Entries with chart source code
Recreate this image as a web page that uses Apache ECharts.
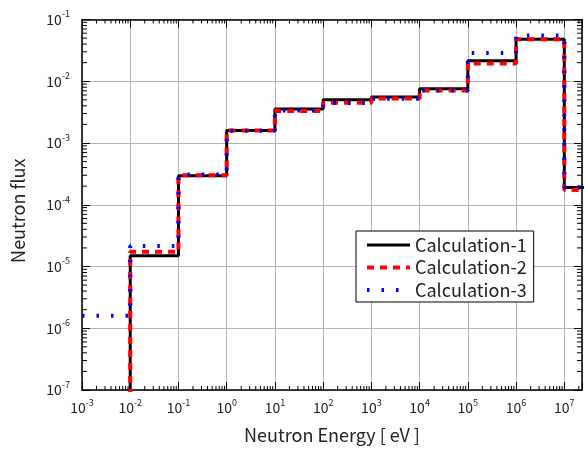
<!DOCTYPE html>
<html><head><meta charset="utf-8">
<script src="https://cdn.jsdelivr.net/npm/echarts@6/dist/echarts.min.js"></script>
<style>html,body{margin:0;padding:0;background:#fff}#c{width:585px;height:449px}</style>
</head><body><div id="c"></div>
<script>
// Energy group edges (eV)
const groupLowerEdges = [1e-3, 1e-2, 1e-1, 1e0, 1e1, 1e2, 1e3, 1e4, 1e5, 1e6, 1e7];
const groupUpperEdges = [1e-2, 1e-1, 1e0, 1e1, 1e2, 1e3, 1e4, 1e5, 1e6, 1e7, 1e8];
// Group flux values (values below 1e-7 are off the bottom of the chart)
const calc1 = [1e-8, 1.5e-5, 2.95e-4, 1.6e-3, 3.55e-3, 5.0e-3, 5.55e-3, 7.55e-3, 2.14e-2, 4.8e-2, 1.9e-4];
const calc2 = [1e-8, 1.73e-5, 3.0e-4, 1.6e-3, 3.3e-3, 4.5e-3, 5.25e-3, 7.1e-3, 1.94e-2, 4.8e-2, 1.73e-4];
const calc3 = [1.6e-6, 2.15e-5, 3.1e-4, 1.58e-3, 3.35e-3, 4.45e-3, 5.2e-3, 7.1e-3, 2.88e-2, 5.5e-2, 1.9e-4];
const seriesNames = ['Calculation-1', 'Calculation-2', 'Calculation-3'];
const xTitle = 'Neutron Energy [ eV ]';
const yTitle = 'Neutron flux';
const xMin = 1e-3, xMax = Math.pow(10, 7.367);
const yMin = 1e-7, yMax = 1e-1;

const FONT = '"Noto Sans CJK JP", "Liberation Sans", sans-serif';

function stepPoints(vals) {
  const pts = [];
  for (let i = 0; i < vals.length; i++) {
    pts.push([groupLowerEdges[i], vals[i]]);
    pts.push([groupUpperEdges[i], vals[i]]);
  }
  return pts;
}

function powLabel(v) {
  const l = Math.log10(v);
  const e = Math.round(l);
  if (Math.abs(l - e) > 1e-6) return '';
  return '{b|10}{s|' + e + '}';
}
const richLab = {
  b: { fontSize: 14, lineHeight: 20, fontFamily: FONT, color: '#222' },
  s: { fontSize: 9, verticalAlign: 'top', lineHeight: 10, fontFamily: FONT, color: '#222' }
};

// minor tick positions (decoration of log axes)
const minorData = [];
for (let e = -3; e <= 7; e++) for (let k = 2; k <= 9; k++) {
  const v = k * Math.pow(10, e);
  if (v < xMax) minorData.push([v, yMin, 0]);
}
for (let e = -7; e <= -2; e++) for (let k = 2; k <= 9; k++) {
  minorData.push([xMin, k * Math.pow(10, e), 1]);
}

const lineStyles = [
  { color: '#000', width: 3, type: 'solid' },
  { color: '#ff0000', width: 4, type: [7, 6] },
  { color: '#0000ff', width: 4, type: [2.5, 12] }
];

const chart = echarts.init(document.getElementById('c'), null, { renderer: 'canvas' });
const axisLineStyle = { color: '#000', width: 1.5 };
chart.setOption({
  animation: false,
  backgroundColor: '#fff',
  grid: { left: 82, right: -5, top: 19.5, bottom: 58, containLabel: false },
  legend: {
    data: seriesNames.map((n, i) => ({ name: n, lineStyle: { width: lineStyles[i].width } })),
    orient: 'vertical',
    left: 356, top: 231,
    itemWidth: 43, itemHeight: 10, itemGap: 4.5,
    padding: [5, 7, 3, 9],
    borderColor: '#000', borderWidth: 1,
    backgroundColor: '#fff',
    itemStyle: { opacity: 0 },
    textStyle: { fontSize: 18, fontFamily: FONT, color: '#222' }
  },
  xAxis: [{
    type: 'log', logBase: 10, min: xMin, max: xMax, interval: 1,
    name: xTitle, nameLocation: 'middle', nameGap: 36,
    nameTextStyle: { fontSize: 18, fontFamily: FONT, color: '#222' },
    axisLine: { lineStyle: axisLineStyle },
    axisTick: { inside: true, length: 8, lineStyle: { color: '#000' } },
    axisLabel: { formatter: powLabel, rich: richLab, margin: 8, showMinLabel: true, showMaxLabel: true },
    splitLine: { show: true, lineStyle: { color: '#b4b4b4', width: 1 } },
    minorTick: { show: false }
  }, {
    type: 'log', logBase: 10, min: xMin, max: xMax, interval: 1, position: 'top',
    axisLine: { lineStyle: axisLineStyle },
    axisTick: { inside: true, length: 8, lineStyle: { color: '#000' } },
    axisLabel: { show: false }, splitLine: { show: false }
  }],
  yAxis: [{
    type: 'log', logBase: 10, min: yMin, max: yMax, interval: 1,
    name: yTitle, nameLocation: 'middle', nameGap: 55, nameRotate: 90,
    nameTextStyle: { fontSize: 18, fontFamily: FONT, color: '#222', padding: [0, 12, 0, 0] },
    axisLine: { lineStyle: axisLineStyle },
    axisTick: { inside: true, length: 8, lineStyle: { color: '#000' } },
    axisLabel: { formatter: powLabel, rich: richLab, margin: 12 },
    splitLine: { show: true, lineStyle: { color: '#b4b4b4', width: 1 } }
  }, {
    type: 'log', logBase: 10, min: yMin, max: yMax, interval: 1, position: 'right',
    axisLine: { lineStyle: axisLineStyle },
    axisTick: { inside: true, length: 8, lineStyle: { color: '#000' } },
    axisLabel: { show: false }, splitLine: { show: false }
  }],
  series: [{
    name: seriesNames[0], type: 'line', data: stepPoints(calc1), symbol: 'none',
    lineStyle: lineStyles[0], itemStyle: { color: lineStyles[0].color }, z: 2
  }, {
    name: seriesNames[1], type: 'line', data: stepPoints(calc2), symbol: 'none',
    lineStyle: lineStyles[1], itemStyle: { color: lineStyles[1].color }, z: 3
  }, {
    name: seriesNames[2], type: 'line', data: stepPoints(calc3), symbol: 'none',
    lineStyle: lineStyles[2], itemStyle: { color: lineStyles[2].color }, z: 4
  }, {
    type: 'custom', silent: true, clip: false, z: 5,
    data: minorData,
    renderItem: function (params, api) {
      const which = api.value(2);
      const lw = 1;
      if (which === 0) {
        const v = api.value(0);
        const b = api.coord([v, yMin]);
        const t = api.coord([v, yMax]);
        return { type: 'group', children: [
          { type: 'line', shape: { x1: b[0], y1: b[1], x2: b[0], y2: b[1] - 4 }, style: { stroke: '#000', lineWidth: lw } },
          { type: 'line', shape: { x1: t[0], y1: t[1], x2: t[0], y2: t[1] + 4 }, style: { stroke: '#000', lineWidth: lw } }
        ] };
      } else {
        const v = api.value(1);
        const l = api.coord([xMin, v]);
        const r = api.coord([xMax, v]);
        return { type: 'group', children: [
          { type: 'line', shape: { x1: l[0], y1: l[1], x2: l[0] + 5, y2: l[1] }, style: { stroke: '#000', lineWidth: lw } },
          { type: 'line', shape: { x1: r[0], y1: r[1], x2: r[0] - 5, y2: r[1] }, style: { stroke: '#000', lineWidth: lw } }
        ] };
      }
    }
  }]
});
</script></body></html>
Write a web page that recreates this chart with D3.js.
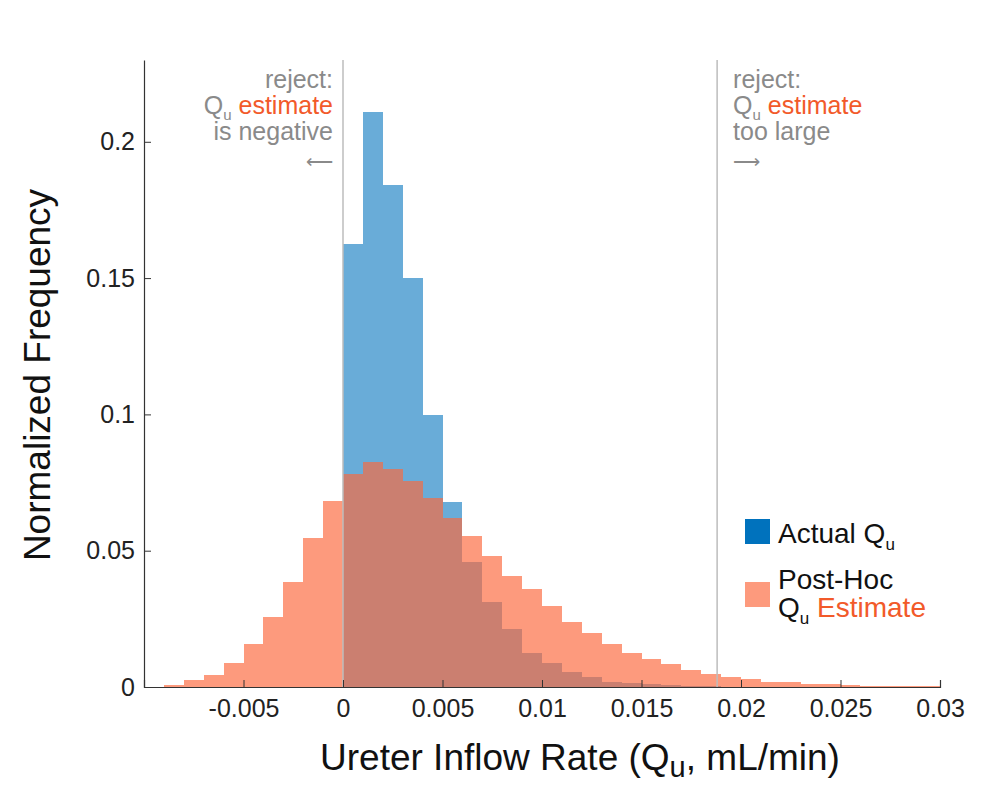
<!DOCTYPE html>
<html>
<head>
<meta charset="utf-8" />
<title>Ureter Inflow Rate</title>
<style>
  body { margin: 0; background: #fff; }
  text { font-family: "Liberation Sans", Arial, Helvetica, sans-serif; }
</style>
</head>
<body>
<script src="https://d3js.org/d3.v7.min.js"></script>
<script>
// bin edges start at these values, each bin 0.001 wide
var binWidth = 0.001;
var actualStart = 0.000;
var actualFreq = [0.1625, 0.211, 0.184, 0.150, 0.0997, 0.0677, 0.046, 0.0313, 0.0211, 0.0124,
                  0.0089, 0.0054, 0.0035, 0.002, 0.0013, 0.001, 0.0006, 0.0004, 0.0002, 0.0001];
var estimateStart = -0.009;
var estimateFreq = [0.0007, 0.0026, 0.0044, 0.0089, 0.0158, 0.0256, 0.0387, 0.0546, 0.0684,
                    0.0783, 0.0826, 0.0798, 0.0754, 0.0692, 0.062, 0.0554, 0.0482, 0.0408, 0.0358,
                    0.0298, 0.024, 0.0197, 0.0158, 0.0126, 0.0101, 0.0085, 0.0063, 0.0048, 0.0038,
                    0.0028, 0.002, 0.002, 0.0011, 0.0011, 0.0007, 0.0005, 0.0004, 0.0003, 0.0002];
var xTicks = [-0.005, 0, 0.005, 0.01, 0.015, 0.02, 0.025, 0.03];
var xTickLabels = ["-0.005", "0", "0.005", "0.01", "0.015", "0.02", "0.025", "0.03"];
var yTicks = [0, 0.05, 0.1, 0.15, 0.2];
var yTickLabels = ["0", "0.05", "0.1", "0.15", "0.2"];
var rejectLow = 0;
var rejectHigh = 0.0188;

var width = 982, height = 804;
var margin = {left: 144, right: 42, top: 60, bottom: 117};

var svg = d3.select("body").append("svg")
    .attr("width", width)
    .attr("height", height);

var x = d3.scaleLinear().domain([-0.01, 0.03]).range([margin.left, width - margin.right]);
var y = d3.scaleLinear().domain([0, 0.23]).range([height - margin.bottom, margin.top]);

var blue = "#0072bd";
var red = "#fc683d";
var orangeText = "#f25a2a";
var gray = "#8a8a8a";

function bins(start, freq) {
  return freq.map(function(f, i) {
    return {x0: start + i * binWidth, x1: start + (i + 1) * binWidth, f: f};
  });
}

function drawHist(data, color, alpha) {
  svg.append("g").selectAll("rect")
    .data(data)
    .enter().append("rect")
    .attr("x", d => x(d.x0))
    .attr("width", d => x(d.x1) - x(d.x0))
    .attr("y", d => y(d.f))
    .attr("height", d => y(0) - y(d.f))
    .attr("fill", color)
    .attr("fill-opacity", alpha)
    .attr("shape-rendering", "crispEdges");
}
drawHist(bins(actualStart, actualFreq), blue, 0.59);
drawHist(bins(estimateStart, estimateFreq), red, 0.67);

// reject thresholds
[rejectLow, rejectHigh].forEach(function(v) {
  svg.append("line")
    .attr("x1", x(v)).attr("x2", x(v))
    .attr("y1", y(0.23)).attr("y2", y(0))
    .attr("stroke", "#bdbdbd")
    .attr("stroke-width", 1.5);
});

// axes, ticks pointing inward
var xAxis = svg.append("g")
  .attr("transform", "translate(0," + y(0) + ")")
  .call(d3.axisBottom(x).tickValues(xTicks).tickSizeInner(-7).tickSizeOuter(-7).tickPadding(12)
        .tickFormat((d, i) => xTickLabels[i]));
var yAxis = svg.append("g")
  .attr("transform", "translate(" + x(-0.01) + ",0)")
  .call(d3.axisLeft(y).tickValues(yTicks).tickSizeInner(-7).tickSizeOuter(0).tickPadding(9)
        .tickFormat((d, i) => yTickLabels[i]));

[xAxis, yAxis].forEach(function(a) {
  a.select(".domain").attr("stroke", "#333").attr("stroke-width", 1.2);
  a.selectAll(".tick line").attr("stroke", "#333");
  a.selectAll(".tick text").attr("font-size", 25).attr("fill", "#222")
    .attr("font-family", "Liberation Sans, Arial, sans-serif");
});

// axis titles
svg.append("text")
  .attr("transform", "translate(50," + 375 + ") rotate(-90)")
  .attr("text-anchor", "middle")
  .attr("font-size", 37)
  .attr("fill", "#111")
  .text("Normalized Frequency");

var xl = svg.append("text")
  .attr("x", 580)
  .attr("y", 770)
  .attr("text-anchor", "middle")
  .attr("font-size", 37)
  .attr("fill", "#111");
xl.append("tspan").text("Ureter Inflow Rate (Q");
xl.append("tspan").attr("font-size", 29).attr("dy", 7).text("u");
xl.append("tspan").attr("dy", -7).text(", mL/min)");

// reject annotations
function note(xpos, anchor, last, arrow) {
  var g = svg.append("g").attr("font-size", 25).attr("fill", gray).attr("text-anchor", anchor);
  g.append("text").attr("x", xpos).attr("y", 88).text("reject:");
  var t = g.append("text").attr("x", xpos).attr("y", 114);
  t.append("tspan").text("Q");
  t.append("tspan").attr("font-size", 15).attr("dy", 6).text("u");
  t.append("tspan").attr("dy", -6).attr("fill", orangeText).text(" estimate");
  g.append("text").attr("x", xpos).attr("y", 140).text(last);
  g.append("text").attr("x", xpos).attr("y", 168).attr("font-size", 19).text(arrow);
}
note(x(rejectLow) - 10, "end", "is negative", "\u27F5");
note(x(rejectHigh) + 16, "start", "too large", "\u27F6");

// legend
var lg = svg.append("g").attr("font-size", 28).attr("fill", "#111");
lg.append("rect").attr("x", 745).attr("y", 519).attr("width", 25).attr("height", 25).attr("fill", blue);
var a = lg.append("text").attr("x", 778).attr("y", 543);
a.append("tspan").text("Actual Q");
a.append("tspan").attr("font-size", 17).attr("dy", 7).text("u");

lg.append("rect").attr("x", 745).attr("y", 582).attr("width", 25).attr("height", 25)
  .attr("fill", red).attr("fill-opacity", 0.67);
lg.append("text").attr("x", 778).attr("y", 589).text("Post-Hoc");
var b = lg.append("text").attr("x", 778).attr("y", 617);
b.append("tspan").text("Q");
b.append("tspan").attr("font-size", 17).attr("dy", 7).text("u");
b.append("tspan").attr("dy", -7).attr("fill", orangeText).text(" Estimate");
</script>
</body>
</html>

> Aim of the task
Go back to the entries above and restate word for word every line from the first through the one that contains "const yMin = 1e-7, yMax = 1e-1;", leaving the pictures behind.

> Output of the exercise
Recreate this image as a web page that uses Apache ECharts.
<!DOCTYPE html>
<html><head><meta charset="utf-8">
<script src="https://cdn.jsdelivr.net/npm/echarts@6/dist/echarts.min.js"></script>
<style>html,body{margin:0;padding:0;background:#fff}#c{width:585px;height:449px}</style>
</head><body><div id="c"></div>
<script>
// Energy group edges (eV)
const groupLowerEdges = [1e-3, 1e-2, 1e-1, 1e0, 1e1, 1e2, 1e3, 1e4, 1e5, 1e6, 1e7];
const groupUpperEdges = [1e-2, 1e-1, 1e0, 1e1, 1e2, 1e3, 1e4, 1e5, 1e6, 1e7, 1e8];
// Group flux values (values below 1e-7 are off the bottom of the chart)
const calc1 = [1e-8, 1.5e-5, 2.95e-4, 1.6e-3, 3.55e-3, 5.0e-3, 5.55e-3, 7.55e-3, 2.14e-2, 4.8e-2, 1.9e-4];
const calc2 = [1e-8, 1.73e-5, 3.0e-4, 1.6e-3, 3.3e-3, 4.5e-3, 5.25e-3, 7.1e-3, 1.94e-2, 4.8e-2, 1.73e-4];
const calc3 = [1.6e-6, 2.15e-5, 3.1e-4, 1.58e-3, 3.35e-3, 4.45e-3, 5.2e-3, 7.1e-3, 2.88e-2, 5.5e-2, 1.9e-4];
const seriesNames = ['Calculation-1', 'Calculation-2', 'Calculation-3'];
const xTitle = 'Neutron Energy [ eV ]';
const yTitle = 'Neutron flux';
const xMin = 1e-3, xMax = Math.pow(10, 7.367);
const yMin = 1e-7, yMax = 1e-1;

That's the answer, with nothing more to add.